[start]
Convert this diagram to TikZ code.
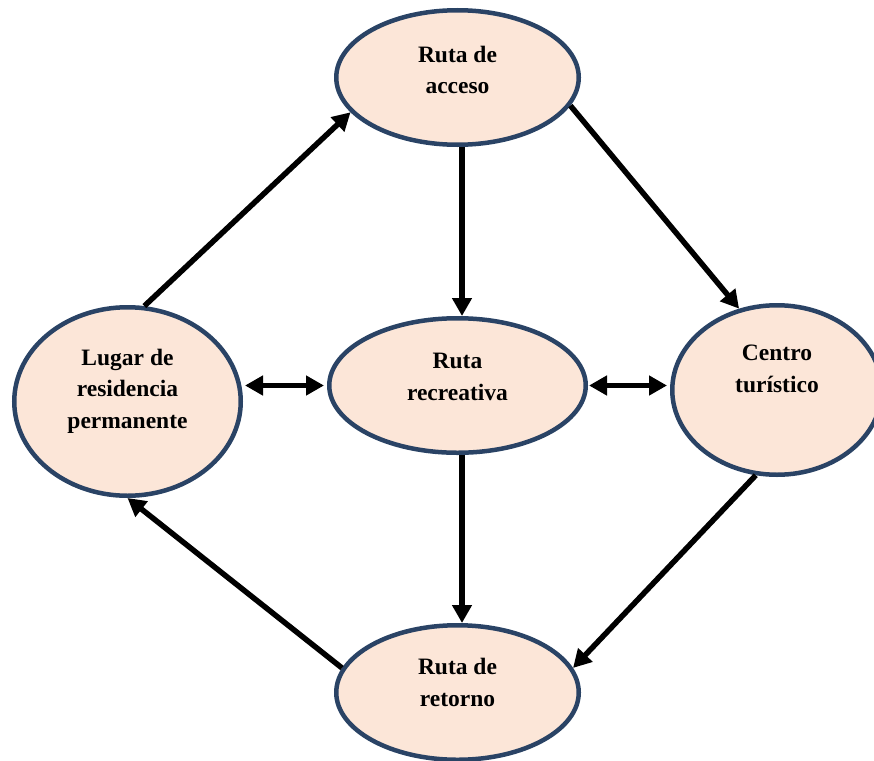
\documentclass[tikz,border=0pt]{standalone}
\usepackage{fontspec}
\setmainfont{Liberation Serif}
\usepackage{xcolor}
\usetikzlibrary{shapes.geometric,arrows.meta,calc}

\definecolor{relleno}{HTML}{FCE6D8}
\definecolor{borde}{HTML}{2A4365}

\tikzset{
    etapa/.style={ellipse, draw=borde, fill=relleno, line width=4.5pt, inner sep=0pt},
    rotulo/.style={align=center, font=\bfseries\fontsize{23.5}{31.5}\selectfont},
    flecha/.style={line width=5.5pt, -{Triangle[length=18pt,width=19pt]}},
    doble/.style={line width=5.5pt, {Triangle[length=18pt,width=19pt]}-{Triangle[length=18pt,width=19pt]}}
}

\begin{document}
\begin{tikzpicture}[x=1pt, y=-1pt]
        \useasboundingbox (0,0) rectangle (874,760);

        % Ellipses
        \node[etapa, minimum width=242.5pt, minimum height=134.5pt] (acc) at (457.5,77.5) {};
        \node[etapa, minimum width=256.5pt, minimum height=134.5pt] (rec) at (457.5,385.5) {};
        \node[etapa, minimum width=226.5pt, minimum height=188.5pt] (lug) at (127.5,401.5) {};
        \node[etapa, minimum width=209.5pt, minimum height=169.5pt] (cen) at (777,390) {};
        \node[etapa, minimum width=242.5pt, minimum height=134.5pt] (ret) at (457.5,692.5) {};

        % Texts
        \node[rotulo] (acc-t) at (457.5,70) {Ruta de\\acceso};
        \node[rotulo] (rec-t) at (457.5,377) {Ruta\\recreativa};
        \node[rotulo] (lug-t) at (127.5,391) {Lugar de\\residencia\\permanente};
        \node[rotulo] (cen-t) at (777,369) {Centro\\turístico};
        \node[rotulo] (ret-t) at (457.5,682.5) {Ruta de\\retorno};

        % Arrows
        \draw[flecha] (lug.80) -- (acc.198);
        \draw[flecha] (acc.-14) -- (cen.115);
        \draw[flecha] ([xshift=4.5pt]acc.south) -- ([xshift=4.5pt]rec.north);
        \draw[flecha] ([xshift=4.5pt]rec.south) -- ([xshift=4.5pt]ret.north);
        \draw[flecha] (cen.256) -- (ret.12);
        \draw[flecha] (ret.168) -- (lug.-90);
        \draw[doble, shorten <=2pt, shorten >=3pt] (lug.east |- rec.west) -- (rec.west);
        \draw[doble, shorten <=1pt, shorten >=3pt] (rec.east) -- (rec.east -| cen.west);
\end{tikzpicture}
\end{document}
[end]
_Work to be completed_
In this exercise, set down all of the data exactly, without the pictures.

_Response to this exercise_
Convert this diagram to TikZ code.
\documentclass[tikz,border=0pt]{standalone}
\usepackage{fontspec}
\setmainfont{Liberation Serif}
\usepackage{xcolor}
\usetikzlibrary{shapes.geometric,arrows.meta,calc}

\definecolor{relleno}{HTML}{FCE6D8}
\definecolor{borde}{HTML}{2A4365}

\tikzset{
    etapa/.style={ellipse, draw=borde, fill=relleno, line width=4.5pt, inner sep=0pt},
    rotulo/.style={align=center, font=\bfseries\fontsize{23.5}{31.5}\selectfont},
    flecha/.style={line width=5.5pt, -{Triangle[length=18pt,width=19pt]}},
    doble/.style={line width=5.5pt, {Triangle[length=18pt,width=19pt]}-{Triangle[length=18pt,width=19pt]}}
}

\begin{document}
\begin{tikzpicture}[x=1pt, y=-1pt]
        \useasboundingbox (0,0) rectangle (874,760);

        % Ellipses
        \node[etapa, minimum width=242.5pt, minimum height=134.5pt] (acc) at (457.5,77.5) {};
        \node[etapa, minimum width=256.5pt, minimum height=134.5pt] (rec) at (457.5,385.5) {};
        \node[etapa, minimum width=226.5pt, minimum height=188.5pt] (lug) at (127.5,401.5) {};
        \node[etapa, minimum width=209.5pt, minimum height=169.5pt] (cen) at (777,390) {};
        \node[etapa, minimum width=242.5pt, minimum height=134.5pt] (ret) at (457.5,692.5) {};

        % Texts
        \node[rotulo] (acc-t) at (457.5,70) {Ruta de\\acceso};
        \node[rotulo] (rec-t) at (457.5,377) {Ruta\\recreativa};
        \node[rotulo] (lug-t) at (127.5,391) {Lugar de\\residencia\\permanente};
        \node[rotulo] (cen-t) at (777,369) {Centro\\turístico};
        \node[rotulo] (ret-t) at (457.5,682.5) {Ruta de\\retorno};

        % Arrows
        \draw[flecha] (lug.80) -- (acc.198);
        \draw[flecha] (acc.-14) -- (cen.115);
        \draw[flecha] ([xshift=4.5pt]acc.south) -- ([xshift=4.5pt]rec.north);
        \draw[flecha] ([xshift=4.5pt]rec.south) -- ([xshift=4.5pt]ret.north);
        \draw[flecha] (cen.256) -- (ret.12);
        \draw[flecha] (ret.168) -- (lug.-90);
        \draw[doble, shorten <=2pt, shorten >=3pt] (lug.east |- rec.west) -- (rec.west);
        \draw[doble, shorten <=1pt, shorten >=3pt] (rec.east) -- (rec.east -| cen.west);
\end{tikzpicture}
\end{document}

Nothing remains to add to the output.